Name Type Description Default
ds Dataset

Dataset to mask.

required
mask_ds Dataset

Dataset containing mask variable.

required
mask_var str

Name of mask variable (default: 'mask').

'mask'
inverse bool

Whether to invert the mask (default: False).

False

Returns:

Type Description
Dataset

Masked dataset with values where mask is 1 (or 0 if inverse=True).

compute_aggregation(ds, type, dim=None, weights=None)

Compute aggregated values over selected dimensions and add dummy dimensions like CDO.

Parameters:

Name Type Description Default
ds Dataset

Dataset to process.

required
type str

Type of aggregation.

required
dim str | Iterable

Dimensions along which apply mean [default: ('lat', 'lon')]

None
weights DataArray | None

Weights for averaging over lat/lon. If None, uses latitude-dependent weights.

None

Returns:

Type Description
Dataset

Dataset with aggregated values over selected dimensions.

compute_mean(ds, dim=None, weights=None)

Compute mean values over selected dimensions and add dummy dimensions like CDO. Wrapper for compute_aggregation.

Parameters:

Name Type Description Default
ds Dataset

Dataset to process.

required
dim str | Iterable

Dimensions along which apply mean [default: ('lat', 'lon')]

None
weights DataArray | None

Weights for averaging over lat/lon. If None, uses latitude-dependent weights.

None

Returns:

Type Description
Dataset

Dataset with mean values over selected dimensions.

compute_std(ds, dim=None, weights=None)

Compute the standard deviation over selected dimensions and add dummy dimensions like CDO. Wrapper for compute_aggregation.

Parameters:

Name Type Description Default
ds Dataset

Dataset to process.

required
dim str | Iterable

Dimensions along which apply mean [default: ('lat', 'lon')]

None
weights DataArray | None

Weights for averaging over lat/lon.

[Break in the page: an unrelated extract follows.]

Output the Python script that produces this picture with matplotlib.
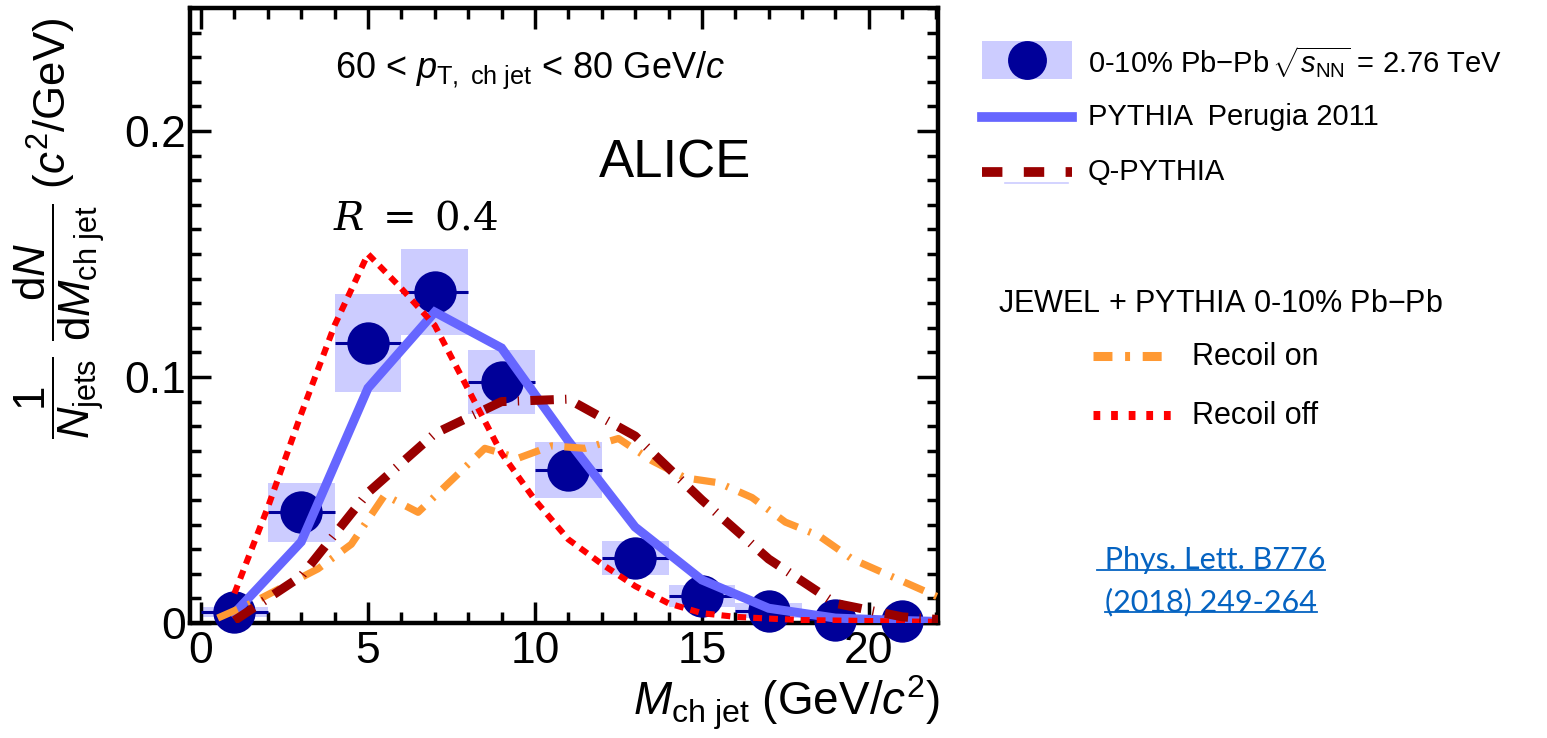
import matplotlib
matplotlib.use('Agg')
import matplotlib.pyplot as plt
from matplotlib.lines import Line2D
from matplotlib.patches import Rectangle
from matplotlib.ticker import MultipleLocator
import numpy as np

plt.rcParams['font.family'] = ['Liberation Sans', 'DejaVu Sans']
plt.rcParams['mathtext.fontset'] = 'custom'
plt.rcParams['mathtext.rm'] = 'Liberation Sans'
plt.rcParams['mathtext.it'] = 'Liberation Sans:italic'
plt.rcParams['mathtext.bf'] = 'Liberation Sans:bold'

# ALICE charged-jet mass, 0-10% Pb-Pb, 60 < pT < 80 GeV/c, R = 0.4
mass_bins = [1, 3, 5, 7, 9, 11, 13, 15, 17, 19, 21]
bin_half = 1.0
alice_y = [0.0045, 0.045, 0.1138, 0.1345, 0.098, 0.0622, 0.0264, 0.011, 0.005, 0.0012, 0.0008]
alice_sys = [0.002, 0.012, 0.020, 0.0175, 0.013, 0.0114, 0.007, 0.0043, 0.003, 0.001, 0.001]

# PYTHIA Perugia 2011
pythia_x = [1, 3, 5, 7, 9, 11, 13, 15, 17, 19, 21, 23]
pythia_y = [0.004, 0.033, 0.0955, 0.1264, 0.1118, 0.074, 0.039, 0.0175, 0.006, 0.002, 0.001, 0.0003]

# Q-PYTHIA
qpythia_x = [1, 3, 5, 7, 9, 11, 13, 15, 17, 19, 21, 23]
qpythia_y = [0.001, 0.019, 0.053, 0.077, 0.090, 0.091, 0.076, 0.050, 0.026, 0.008, 0.0025, 0.0005]

# JEWEL + PYTHIA, recoil on
jewel_on_x = [0.5, 1.5, 2.5, 3.5, 4.5, 5.5, 6.5, 7.5, 8.5, 9.5, 10.5, 11.5,
              12.5, 13.5, 14.5, 15.5, 16.5, 17.5, 18.5, 19.5, 20.5, 21.5, 22.5]
jewel_on_y = [0.002, 0.008, 0.015, 0.022, 0.032, 0.052, 0.045, 0.058, 0.071, 0.067, 0.072, 0.071,
              0.075, 0.066, 0.059, 0.057, 0.051, 0.041, 0.0355, 0.026, 0.020, 0.014, 0.008]

# JEWEL + PYTHIA, recoil off
jewel_off_x = [1, 2, 3, 4, 5, 6, 7, 8, 9, 10, 11, 12, 13, 14, 15, 16, 17, 18, 19, 20, 21, 22]
jewel_off_y = [0.012, 0.047, 0.085, 0.121, 0.150, 0.136, 0.121, 0.095, 0.069, 0.050, 0.034, 0.024,
               0.015, 0.008, 0.004, 0.0025, 0.0018, 0.0012, 0.001, 0.0008, 0.0006, 0.0005]

C_DATA = '#000099'
C_SYS = '#ccccff'
C_PYTHIA = '#6666ff'
C_QPYTHIA = '#990000'
C_ON = '#ff9933'
C_OFF = '#ff0000'

W, H = 1547, 738
fig = plt.figure(figsize=(W / 100, H / 100), dpi=100)
ax = fig.add_axes([190 / W, 1 - 623 / H, 748 / W, 615 / H])


def fp(x, y):
    # pixel position -> figure fraction
    return x / W, 1 - y / H


mb = np.array(mass_bins, dtype=float)
ay = np.array(alice_y)
asys = np.array(alice_sys)

ax.bar(mb, 2 * asys, bottom=ay - asys, width=2 * bin_half, color=C_SYS,
       edgecolor='none', zorder=1)
ax.errorbar(mb, ay, xerr=bin_half, fmt='none', ecolor=C_DATA, elinewidth=2.2,
            capsize=0, zorder=2)
ax.plot(mb, ay, 'o', color=C_DATA, ms=30.5, mec='none', zorder=3, clip_on=False)

ax.plot(pythia_x, pythia_y, '-', color=C_PYTHIA, lw=6.5, zorder=4,
        solid_joinstyle='miter')
ax.plot(jewel_on_x, jewel_on_y, color=C_ON, lw=5.2, zorder=5,
        dashes=(3.0, 1.6, 0.35, 1.6), dash_capstyle='butt')
ax.plot(jewel_off_x, jewel_off_y, color=C_OFF, lw=4.4, zorder=6,
        dashes=(1.45, 1.15), dash_capstyle='butt')
ax.plot(qpythia_x, qpythia_y, color=C_QPYTHIA, lw=6.5, zorder=7,
        dashes=(2.6, 1.25, 0.15, 1.25), dash_capstyle='butt')

ax.set_xlim(-0.33, 22.07)
ax.set_ylim(0, 0.25)
ax.xaxis.set_minor_locator(MultipleLocator(1))
ax.yaxis.set_minor_locator(MultipleLocator(0.01))
ax.set_xticks([0, 5, 10, 15, 20])
ax.set_xticklabels(['0', '5', '10', '15', '20'])
ax.set_yticks([0, 0.1, 0.2])
ax.set_yticklabels(['0', '0.1', '0.2'])
ax.tick_params(which='both', direction='in', top=True, right=True, width=2.5,
               labelsize=32)
ax.tick_params(which='major', length=15)
ax.tick_params(which='minor', length=8)
ax.tick_params(axis='x', pad=6)
ax.tick_params(axis='y', pad=3)
for s in ax.spines.values():
    s.set_linewidth(3.2)

fig.text(*fp(335, 70), r'60 < $p_{\rm T,\ ch\ jet}$ < 80 GeV/$c$',
         fontsize=26, va='center', ha='left')
fig.text(*fp(599, 178), 'ALICE', fontsize=38, va='baseline', ha='left')
fig.text(*fp(333, 230), r'$R\;=\;0.4$', fontsize=29, va='baseline', ha='left',
         math_fontfamily='dejavuserif')

fig.text(*fp(60, 228),
         r'$\dfrac{1}{N_{\rm jets}}\ \dfrac{{\rm d}N}{{\rm d}M_{\rm ch\ jet}}$ ($c^{2}$/GeV)',
         fontsize=31.5, rotation=90, ha='center', va='center')
fig.text(*fp(940, 716), r'$M_{\rm ch\ jet}$ (GeV/$c^{2}$)', fontsize=33,
         ha='right', va='baseline')

# legend block on the right
x0, y0 = fp(982, 79)
x1, y1 = fp(1072, 41)
fig.add_artist(Rectangle((x0, y0), x1 - x0, y1 - y0, transform=fig.transFigure,
                         color=C_SYS, lw=0))
fig.add_artist(Line2D([fp(1027, 60)[0]], [fp(1027, 60)[1]], marker='o', ms=28,
                      color=C_DATA, mec='none', transform=fig.transFigure))
fig.text(*fp(1088, 62), r'0-10% Pb$-$Pb$\,\sqrt{s_{\rm NN}}$ = 2.76 TeV',
         fontsize=21, va='center', ha='left')

lx = [fp(982, 0)[0], fp(1072, 0)[0]]
fig.add_artist(Line2D(lx, [fp(0, 117)[1]] * 2, color=C_PYTHIA, lw=7,
                      transform=fig.transFigure))
fig.text(*fp(1088, 117), 'PYTHIA  Perugia 2011', fontsize=21, va='center', ha='left')

fig.add_artist(Line2D(lx, [fp(0, 172)[1]] * 2, color=C_QPYTHIA, lw=7,
                      dashes=(2.1, 2.2), dash_capstyle='butt',
                      transform=fig.transFigure))
fig.add_artist(Line2D([fp(1005, 0)[0], fp(1068, 0)[0]], [fp(0, 183)[1]] * 2,
                      color=C_SYS, lw=1.2, transform=fig.transFigure))
fig.text(*fp(1088, 172), 'Q-PYTHIA', fontsize=21, va='center', ha='left')

fig.text(*fp(1220, 304), r'JEWEL + PYTHIA 0-10% Pb$-$Pb', fontsize=22,
         va='center', ha='center')
fig.add_artist(Line2D([fp(1093, 0)[0], fp(1163, 0)[0]], [fp(0, 356)[1]] * 2,
                      color=C_ON, lw=6.5, dashes=(2.1, 1.4, 0.55, 1.4),
                      dash_capstyle='butt', transform=fig.transFigure))
fig.text(*fp(1192, 357), 'Recoil on', fontsize=22, va='center', ha='left')
fig.add_artist(Line2D([fp(1093, 0)[0], fp(1172, 0)[0]], [fp(0, 415)[1]] * 2,
                      color=C_OFF, lw=6.5, dashes=(0.75, 1.2),
                      dash_capstyle='butt', transform=fig.transFigure))
fig.text(*fp(1192, 416), 'Recoil off', fontsize=22, va='center', ha='left')

ref_lines = [' Phys. Lett. B776', '(2018) 249-264']
ref_y = [560, 602]
ref_texts = [fig.text(*fp(1211, yy), s, fontsize=22, color='#0563c1',
                      family=['Lato', 'DejaVu Sans'], ha='center', va='center')
             for s, yy in zip(ref_lines, ref_y)]
fig.canvas.draw()
r = fig.canvas.get_renderer()
inv = fig.transFigure.inverted()
for t in ref_texts:
    bb = t.get_window_extent(renderer=r)
    (ux0, uy0), (ux1, _) = inv.transform([(bb.x0, bb.y0 + 4), (bb.x1, bb.y0)])
    fig.add_artist(Line2D([ux0, ux1], [uy0, uy0], color='#0563c1', lw=1.3,
                          transform=fig.transFigure))

fig.savefig('out.png', dpi=100)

If None, uses latitude-dependent weights.

None

Returns:

Type Description
Dataset

Dataset with the standard deviation over selected dimensions.

compute_sum(ds, dim=None, weights=None)

Compute the sum over selected dimensions and add dummy dimensions like CDO. Wrapper for compute_aggregation.

Parameters:

Name Type Description Default
ds Dataset

Dataset to process.

required
dim str | Iterable

Dimensions along which apply mean [default: ('lat', 'lon')]

None
weights DataArray | None

Weights for averaging over lat/lon. If None, uses latitude-dependent weights.

None

Returns:

Type Description
Dataset

Dataset with the sum over selected dimensions.

compute_min(ds, dim=None)

Compute minimum values over selected dimensions and add dummy dimensions like CDO. Wrapper for compute_aggregation.

Parameters:

Name Type Description Default
ds Dataset

Dataset to process.

required
dim str | Iterable

Dimensions along which apply mean [default: ('lat', 'lon')]

None

Returns:

Type Description
Dataset

Dataset with minimum values over selected dimensions.

compute_max(ds, dim=None)

Compute maximum values over selected dimensions and add dummy dimensions like CDO. Wrapper for compute_aggregation.

Parameters:

Name Type Description Default
ds Dataset

Dataset to process.

required
dim str | Iterable

Dimensions along which apply mean [default: ('lat', 'lon')]

None

Returns:

Type Description
Dataset

Dataset with maximum values over selected dimensions.

count_values(ds, dim=None)

Count non-NaN values over lat/lon dimensions.

Parameters:

Name Type Description Default
ds Dataset

Dataset with lat/lon dimensions.

required
dim str | Iterable

Dimensions along which to count [default: ('lat', 'lon')]

None

Returns:

Type Description
Dataset

Dataset with count of non-NaN values per time step.

concat_extraction(ds1, ds2)

Concatenate two datasets along time dimension with offset correction.

Parameters:

Name Type Description Default
ds1 Dataset | None

First dataset, or None.

required
ds2 Dataset

Second dataset to concatenate.

required

Returns:

Type Description
Dataset

Concatenated dataset, or copy of ds2 if ds1 is None.